As in The Alice Diaries where the tales of Alice in Wonderland and Through the Looking Glass acted as a parallel text to the visual objects, the artworks are twinned with literary texts. In this instance, George Orwell’s two dystopian novels, 1984 and Animal Farm. At this cusp in our history, Orwell’s novels are particularly apt in visualising a kind of post-apocalyptic world; even though Orwell’s predictions would take five decades to assert the verity of human hubris. Nevertheless, it is important to note that the artworks do not illustrate nor explain Orwell’s writings. Rather they act as an alternative text – a response as it were to Orwell’s prescient vision.

Alongside the exhibition of the boats is an installation of eight horses. In the spirit of re-purposing and refiguring older works, I used as a template a sculpture of a horse called Poor Horace (2009) to form a cavalcade of identical horses. The horses in the Poor Horace herd subvert the artistic equine tradition in which the nobility and grace of the animal is celebrated. Instead their hooves are firmly planted on a wheeled trolley as if emphasising the dearth of their natural energy. Each horse and its clone carries a rider: a baboon, a human, a human hybrid, a chicken or a cat.

There is a sense of irony in the use of the equine image this way. In the traditional equestrian monument, the power and beauty of the horse is foregrounded usually in the service of man's aggrandisement. The horse and rider are usually placed above the viewers’ heads (to remind the viewers of their insignificance?). The monuments are patriarchal, colonial and phallic. In this genre the horse is both literally and metaphorically an instrument for humankind’s ambitions.
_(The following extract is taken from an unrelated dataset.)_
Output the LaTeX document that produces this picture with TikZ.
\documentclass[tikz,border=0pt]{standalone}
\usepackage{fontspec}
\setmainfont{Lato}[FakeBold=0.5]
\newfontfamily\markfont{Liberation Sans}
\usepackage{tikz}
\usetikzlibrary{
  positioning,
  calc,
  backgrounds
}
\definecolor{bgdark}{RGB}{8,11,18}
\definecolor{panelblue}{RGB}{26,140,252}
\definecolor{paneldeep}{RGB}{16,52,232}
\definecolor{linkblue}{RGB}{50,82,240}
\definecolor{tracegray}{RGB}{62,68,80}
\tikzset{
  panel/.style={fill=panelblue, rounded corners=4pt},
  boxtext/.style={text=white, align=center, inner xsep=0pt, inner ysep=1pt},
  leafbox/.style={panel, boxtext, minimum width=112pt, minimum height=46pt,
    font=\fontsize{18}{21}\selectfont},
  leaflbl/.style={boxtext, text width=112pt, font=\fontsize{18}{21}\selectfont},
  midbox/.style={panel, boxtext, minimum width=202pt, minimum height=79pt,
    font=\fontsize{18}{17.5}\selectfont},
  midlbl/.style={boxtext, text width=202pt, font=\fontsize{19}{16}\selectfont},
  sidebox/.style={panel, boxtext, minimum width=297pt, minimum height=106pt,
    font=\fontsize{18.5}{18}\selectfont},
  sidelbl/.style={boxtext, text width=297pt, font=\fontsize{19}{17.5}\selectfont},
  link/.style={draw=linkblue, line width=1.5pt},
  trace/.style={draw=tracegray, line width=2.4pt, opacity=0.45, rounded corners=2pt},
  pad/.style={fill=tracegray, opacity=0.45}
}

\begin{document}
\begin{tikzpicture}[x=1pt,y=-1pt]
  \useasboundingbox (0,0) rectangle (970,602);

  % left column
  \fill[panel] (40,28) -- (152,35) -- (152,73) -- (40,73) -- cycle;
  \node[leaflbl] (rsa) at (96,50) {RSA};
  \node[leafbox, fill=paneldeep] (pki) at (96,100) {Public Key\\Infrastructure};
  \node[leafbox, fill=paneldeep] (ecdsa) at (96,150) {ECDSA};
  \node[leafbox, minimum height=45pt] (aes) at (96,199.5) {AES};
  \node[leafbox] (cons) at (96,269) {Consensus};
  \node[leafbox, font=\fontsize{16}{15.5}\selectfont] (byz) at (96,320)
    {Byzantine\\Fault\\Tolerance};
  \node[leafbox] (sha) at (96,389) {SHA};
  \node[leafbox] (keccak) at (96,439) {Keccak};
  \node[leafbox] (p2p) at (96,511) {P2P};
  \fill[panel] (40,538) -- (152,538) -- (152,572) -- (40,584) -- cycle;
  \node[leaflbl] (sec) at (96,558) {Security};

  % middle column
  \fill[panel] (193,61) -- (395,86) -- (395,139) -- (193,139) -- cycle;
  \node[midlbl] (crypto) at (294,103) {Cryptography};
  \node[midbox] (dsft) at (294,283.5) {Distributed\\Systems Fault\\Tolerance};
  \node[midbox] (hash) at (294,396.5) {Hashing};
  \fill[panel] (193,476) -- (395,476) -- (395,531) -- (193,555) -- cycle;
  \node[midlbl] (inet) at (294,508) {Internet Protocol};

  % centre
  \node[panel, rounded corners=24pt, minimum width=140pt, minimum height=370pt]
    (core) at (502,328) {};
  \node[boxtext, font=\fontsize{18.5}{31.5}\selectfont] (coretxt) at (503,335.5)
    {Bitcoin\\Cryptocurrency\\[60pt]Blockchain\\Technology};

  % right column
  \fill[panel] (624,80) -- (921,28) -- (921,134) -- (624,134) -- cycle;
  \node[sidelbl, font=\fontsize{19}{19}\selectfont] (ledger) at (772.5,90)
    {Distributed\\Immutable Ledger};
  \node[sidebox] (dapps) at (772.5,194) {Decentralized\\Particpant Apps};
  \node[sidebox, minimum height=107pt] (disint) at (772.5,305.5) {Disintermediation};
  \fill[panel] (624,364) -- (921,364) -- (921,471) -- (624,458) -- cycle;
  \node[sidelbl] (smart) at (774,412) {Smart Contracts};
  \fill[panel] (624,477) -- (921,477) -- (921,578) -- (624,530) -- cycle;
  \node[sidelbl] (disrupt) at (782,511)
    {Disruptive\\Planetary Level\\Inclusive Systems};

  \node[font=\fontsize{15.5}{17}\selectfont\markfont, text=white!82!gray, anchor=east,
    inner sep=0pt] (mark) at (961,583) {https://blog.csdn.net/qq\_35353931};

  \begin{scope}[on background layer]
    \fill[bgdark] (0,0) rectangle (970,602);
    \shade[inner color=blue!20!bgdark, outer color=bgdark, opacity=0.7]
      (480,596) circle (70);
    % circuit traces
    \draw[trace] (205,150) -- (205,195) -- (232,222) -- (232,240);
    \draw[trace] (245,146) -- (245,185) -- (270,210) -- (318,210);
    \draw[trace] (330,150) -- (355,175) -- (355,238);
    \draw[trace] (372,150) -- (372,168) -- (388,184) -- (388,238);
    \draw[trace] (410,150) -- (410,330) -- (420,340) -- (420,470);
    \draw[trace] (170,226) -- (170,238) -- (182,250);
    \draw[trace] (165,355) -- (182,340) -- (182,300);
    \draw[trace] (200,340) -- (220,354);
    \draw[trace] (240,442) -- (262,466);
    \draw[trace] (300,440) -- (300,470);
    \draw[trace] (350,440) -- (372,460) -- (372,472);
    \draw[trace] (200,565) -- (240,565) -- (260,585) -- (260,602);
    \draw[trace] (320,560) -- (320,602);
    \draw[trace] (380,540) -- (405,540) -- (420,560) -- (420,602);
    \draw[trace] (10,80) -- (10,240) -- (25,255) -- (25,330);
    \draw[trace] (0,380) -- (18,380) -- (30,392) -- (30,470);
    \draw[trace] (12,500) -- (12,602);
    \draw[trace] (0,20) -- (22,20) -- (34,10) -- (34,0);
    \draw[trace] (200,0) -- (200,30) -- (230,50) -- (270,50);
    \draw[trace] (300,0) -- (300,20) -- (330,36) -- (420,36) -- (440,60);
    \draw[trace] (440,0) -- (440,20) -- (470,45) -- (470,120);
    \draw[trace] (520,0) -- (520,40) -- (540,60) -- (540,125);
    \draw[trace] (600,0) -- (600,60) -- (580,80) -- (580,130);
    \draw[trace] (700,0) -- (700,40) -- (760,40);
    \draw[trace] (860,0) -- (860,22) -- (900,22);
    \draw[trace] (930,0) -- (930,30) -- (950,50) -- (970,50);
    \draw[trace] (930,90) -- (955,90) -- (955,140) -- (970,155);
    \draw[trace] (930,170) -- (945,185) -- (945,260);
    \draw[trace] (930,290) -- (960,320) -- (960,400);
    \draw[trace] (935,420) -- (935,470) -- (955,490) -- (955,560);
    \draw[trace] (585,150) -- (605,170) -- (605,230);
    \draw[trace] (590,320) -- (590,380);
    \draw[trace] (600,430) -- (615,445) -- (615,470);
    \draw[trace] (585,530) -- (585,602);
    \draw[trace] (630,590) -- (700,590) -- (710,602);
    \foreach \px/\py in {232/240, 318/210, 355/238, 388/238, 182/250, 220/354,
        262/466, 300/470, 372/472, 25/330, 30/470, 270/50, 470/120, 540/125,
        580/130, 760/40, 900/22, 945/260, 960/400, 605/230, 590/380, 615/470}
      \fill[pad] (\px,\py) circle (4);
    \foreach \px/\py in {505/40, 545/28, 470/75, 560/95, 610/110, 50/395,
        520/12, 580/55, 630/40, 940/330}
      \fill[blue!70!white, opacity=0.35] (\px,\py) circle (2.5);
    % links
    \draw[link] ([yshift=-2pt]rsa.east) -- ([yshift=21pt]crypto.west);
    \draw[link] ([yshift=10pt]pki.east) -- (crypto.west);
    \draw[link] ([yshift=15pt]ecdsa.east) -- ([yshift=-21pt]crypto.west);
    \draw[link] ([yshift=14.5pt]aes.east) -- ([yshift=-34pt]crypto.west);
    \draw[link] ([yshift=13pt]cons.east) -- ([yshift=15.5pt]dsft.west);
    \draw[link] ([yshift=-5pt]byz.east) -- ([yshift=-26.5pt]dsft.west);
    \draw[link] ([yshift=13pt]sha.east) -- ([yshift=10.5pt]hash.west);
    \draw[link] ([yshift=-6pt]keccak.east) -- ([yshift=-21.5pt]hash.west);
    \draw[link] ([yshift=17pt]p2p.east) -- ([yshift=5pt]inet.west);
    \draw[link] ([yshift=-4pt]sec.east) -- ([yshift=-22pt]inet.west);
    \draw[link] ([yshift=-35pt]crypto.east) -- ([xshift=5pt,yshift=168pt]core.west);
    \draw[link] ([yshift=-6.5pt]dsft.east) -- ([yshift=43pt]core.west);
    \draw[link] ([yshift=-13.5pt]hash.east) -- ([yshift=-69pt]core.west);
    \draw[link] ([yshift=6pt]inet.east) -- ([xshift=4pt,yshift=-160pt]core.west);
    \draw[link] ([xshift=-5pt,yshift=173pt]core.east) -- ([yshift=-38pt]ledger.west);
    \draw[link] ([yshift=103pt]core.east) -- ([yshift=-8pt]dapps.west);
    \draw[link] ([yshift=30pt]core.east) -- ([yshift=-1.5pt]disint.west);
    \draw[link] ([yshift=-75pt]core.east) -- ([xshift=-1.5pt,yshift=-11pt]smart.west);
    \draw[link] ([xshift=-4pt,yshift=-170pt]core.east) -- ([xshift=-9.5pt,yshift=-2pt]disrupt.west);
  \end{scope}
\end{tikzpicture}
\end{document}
In these scenarios little attention seems to be paid to each animal’s uniqueness – its personality or emotional needs.

The three-dimensional works are supported by a range of two dimensional works on canvas or brown paper.

Humankind has appeared to have lost the potential relationship with the animals-as-being. But we can no longer be impartial to their sentience AND crucially, their sapiens. We need to be intimately and emotionally involved and serve as a recognition of our shared being. We need to acknowledge the fellowhood of all creatures on our planet.